C.7.2.1 Se prendre pour un fils sans père

On assiste au travers de cette situation à un enfouissement du passé sous les décombres du conflit. La révolution peut alors poursuivre son oeuvre «rénovatrice» avec ceux qui sont (encore) en mesure de marcher, ce qui n’est alors le cas que des plus jeunes et des moins exposés. Aussi, on ne sera pas étonné d’apprendre que les mouvements du personnel et les changements d’affectations, seront nombreux.

Ce sont l’ensemble des signifiants de la différence qui dans cette institution se sont trouvés attaqués et détruits : les différences dans les fonctions et les statuts singuliers référant à des identifications professionnelles spécifiques, les relations hiérarchiques et fonctionnelles. En son emprise sur l’histoire et les ancêtres le révolutionnaire se fait négationniste : le temps et l’histoire sont déniés.

‘«Il s’agirait au travers d’un acte (la révolution) de mettre fin à tous les désordres du «symbolique » » (P.L. Assoun 1994521).’

Le tyran se légitime à partir de deux «prétextes» : celui du désordre antérieur, ou celui d’un ordre rigide qui n’offrirait plus d’espace pour la mise en oeuvre du «bien commun». On a une nouvelle fois affaire à un rapt.

Dans un rapt de la légitimité sous le prétexte du désordre, le révolutionnaire délégitime ce qui procède du temps des pères, et de leur impossibilité manifeste à «mettre fin à tous les désordres du symbolique ». Il se met en place de réaliser la complétude narcissique que tous sont supposés attendre, et va ainsi oeuvrer à faire le «bonheur de tous», avec ou contre leur gré.

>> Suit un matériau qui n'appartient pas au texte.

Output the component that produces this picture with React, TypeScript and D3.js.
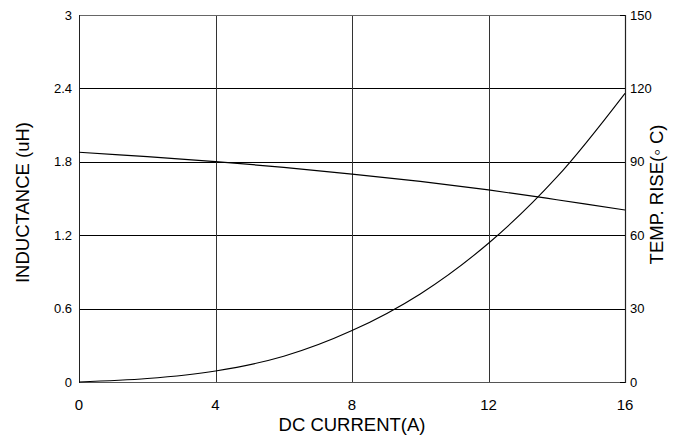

Lorsque l’on a affaire au»prétexte» du refus de la jouissance, les pères sont alors mis en place de la jouissance barrée : par où se profile le rapt de «toute la jouissance» qui ne manque pas alors de se produire, soit la transformation du révolutionnaire en tyran. Le meurtre des pères et/ou de ses signifiants redouble la dimension transgressive incestueuse qui vient au jour dans cette «conquête», là où le révolutionnaire rêve d’être un fils sans père - place qui n’est autre que celle du fils incestueux, tout entier occupé à s’assimiler à l’imaginaire du phallus (de la mère institution).

Notes
521.

Paul Laurent Hassoun (1994 a), La psychanalyse à l’épreuve du pouvoir - in Analyse et réflexion sur le pouvoir, Volume II, Ouvrage collectif, Paris, Ellipses, p. 70.